Wniosek: Ostatnia ocena tego problemu przez Michała Krasenkowa zadowoliła Internautów!
Także po ukazaniu się odcinka 147 otrzymałem kilka ciekawych komentarzy. Ogólnie Internauci wyrażają zadowolenie z włączenia się do kwestii szkolenia otwarć sław polskich szachów Moniki Soćko i Włodzimierza Schmidta. Szkoda tylko, że tak późno! Na tym tym blogu ten temat jest „wałkowany” od wielu lat, co często spotykało się z negatywnymi ocenami oponentów debiutów.
Jeden z Internautów ubolewa, że tak znakomity znawca teorii debiutów arcymistrz Schmidt nie publikuje i nie przekazuje polskiej młodzieży owoców swych wieloletnich badań w tym ważnym zakresie szachów.

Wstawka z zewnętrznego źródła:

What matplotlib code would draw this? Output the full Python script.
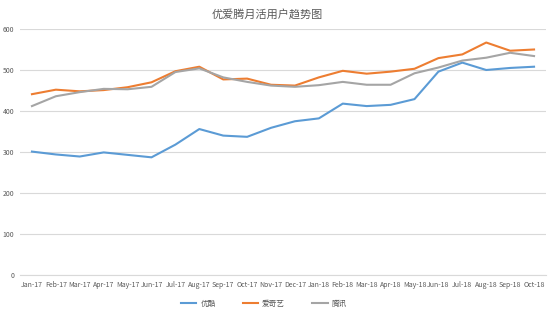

Inny Internuta zaproponował napisanie książki o moich doświadczeniach na polu wieloletniej działalności trenerskiej.
Rzeczywiście pasywność naszego arcymistrza w tej dziedzinie, gdzie miałby naprawdę wiele do powiedzienia, jest zadziwiająca. Mnie raz udało się jednak namówić Włodka do napisania wspólnej książki debiutowej!
Sam opracowałem chyba najwięcej po polsku takich książek, co nie zawsze spotykało się z uznaniem. Po ukazaniu się Ciekawostek debiutowych 1
czołowy trener Młodzieżowej Akademii Szachowej Polskiego Związku Szachowego nazwał tę pracę badziewiem. Szkoda, że sam nie przyłączył się do mojego apelu pisania podobnych książek, co przyczyniłoby się do wzbogacenia wiedzy wśród naszej młodzieży w tym temacie.
Wniosek: Krytykować jest łatwo, ale coś zrobić pożytecznego w tym kierunku, to już problem!
Jeśli chodzi o książkę o moich doświadczeniach trenerskich, to już od kilku lat przygotowuję taką rzecz. Będzie to z pewnością ważny przyczynek do historii polskich szachów od 1961 roku z mojego punktu widzenia. Na razie będę pewne sprawy przypominać w tej serii oraz uzupełniać o nowe i nie opublikowane do tej pory fakty!
Michał Krasenkow zmienił opinię o debiutach: http://www.blog.konikowski.net/2013/10/16/co-zrobic-aby-grac-lepiej/
Należy się specjalna pochwała dla arcymistrza!